• _Work instructions_:
Produce an exact copy of all the records.

+++

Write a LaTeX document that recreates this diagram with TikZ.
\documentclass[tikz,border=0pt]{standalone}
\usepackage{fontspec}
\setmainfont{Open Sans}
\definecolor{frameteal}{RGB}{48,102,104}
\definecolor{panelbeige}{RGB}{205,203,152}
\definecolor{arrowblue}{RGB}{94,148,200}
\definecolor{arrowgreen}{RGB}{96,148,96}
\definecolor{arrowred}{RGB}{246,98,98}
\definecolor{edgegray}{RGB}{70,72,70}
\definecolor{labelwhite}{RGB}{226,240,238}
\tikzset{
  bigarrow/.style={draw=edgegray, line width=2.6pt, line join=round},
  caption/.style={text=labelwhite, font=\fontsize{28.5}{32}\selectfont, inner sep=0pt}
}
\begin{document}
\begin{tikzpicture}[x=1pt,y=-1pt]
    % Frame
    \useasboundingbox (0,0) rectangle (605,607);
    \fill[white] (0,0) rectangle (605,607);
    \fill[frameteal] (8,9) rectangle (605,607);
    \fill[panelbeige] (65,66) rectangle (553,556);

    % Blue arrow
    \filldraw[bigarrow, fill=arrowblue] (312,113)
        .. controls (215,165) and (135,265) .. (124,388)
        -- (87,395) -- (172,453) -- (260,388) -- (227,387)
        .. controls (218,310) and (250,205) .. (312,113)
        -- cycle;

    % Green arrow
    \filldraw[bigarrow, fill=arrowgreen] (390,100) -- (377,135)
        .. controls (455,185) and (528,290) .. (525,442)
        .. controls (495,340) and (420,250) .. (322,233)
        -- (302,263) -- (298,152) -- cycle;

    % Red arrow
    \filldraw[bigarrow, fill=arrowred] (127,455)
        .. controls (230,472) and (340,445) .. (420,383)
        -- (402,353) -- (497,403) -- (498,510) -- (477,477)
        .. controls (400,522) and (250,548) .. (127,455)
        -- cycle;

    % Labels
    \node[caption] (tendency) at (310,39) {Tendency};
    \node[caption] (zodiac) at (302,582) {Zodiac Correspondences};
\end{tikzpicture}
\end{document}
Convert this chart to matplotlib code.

+++

• _Result of this task_:
Write a LaTeX document that recreates this diagram with TikZ.
\documentclass[tikz,border=0pt]{standalone}
\usepackage{fontspec}
\setmainfont{Open Sans}
\definecolor{frameteal}{RGB}{48,102,104}
\definecolor{panelbeige}{RGB}{205,203,152}
\definecolor{arrowblue}{RGB}{94,148,200}
\definecolor{arrowgreen}{RGB}{96,148,96}
\definecolor{arrowred}{RGB}{246,98,98}
\definecolor{edgegray}{RGB}{70,72,70}
\definecolor{labelwhite}{RGB}{226,240,238}
\tikzset{
  bigarrow/.style={draw=edgegray, line width=2.6pt, line join=round},
  caption/.style={text=labelwhite, font=\fontsize{28.5}{32}\selectfont, inner sep=0pt}
}
\begin{document}
\begin{tikzpicture}[x=1pt,y=-1pt]
    % Frame
    \useasboundingbox (0,0) rectangle (605,607);
    \fill[white] (0,0) rectangle (605,607);
    \fill[frameteal] (8,9) rectangle (605,607);
    \fill[panelbeige] (65,66) rectangle (553,556);

    % Blue arrow
    \filldraw[bigarrow, fill=arrowblue] (312,113)
        .. controls (215,165) and (135,265) .. (124,388)
        -- (87,395) -- (172,453) -- (260,388) -- (227,387)
        .. controls (218,310) and (250,205) .. (312,113)
        -- cycle;

    % Green arrow
    \filldraw[bigarrow, fill=arrowgreen] (390,100) -- (377,135)
        .. controls (455,185) and (528,290) .. (525,442)
        .. controls (495,340) and (420,250) .. (322,233)
        -- (302,263) -- (298,152) -- cycle;

    % Red arrow
    \filldraw[bigarrow, fill=arrowred] (127,455)
        .. controls (230,472) and (340,445) .. (420,383)
        -- (402,353) -- (497,403) -- (498,510) -- (477,477)
        .. controls (400,522) and (250,548) .. (127,455)
        -- cycle;

    % Labels
    \node[caption] (tendency) at (310,39) {Tendency};
    \node[caption] (zodiac) at (302,582) {Zodiac Correspondences};
\end{tikzpicture}
\end{document}
Convert this chart to matplotlib code.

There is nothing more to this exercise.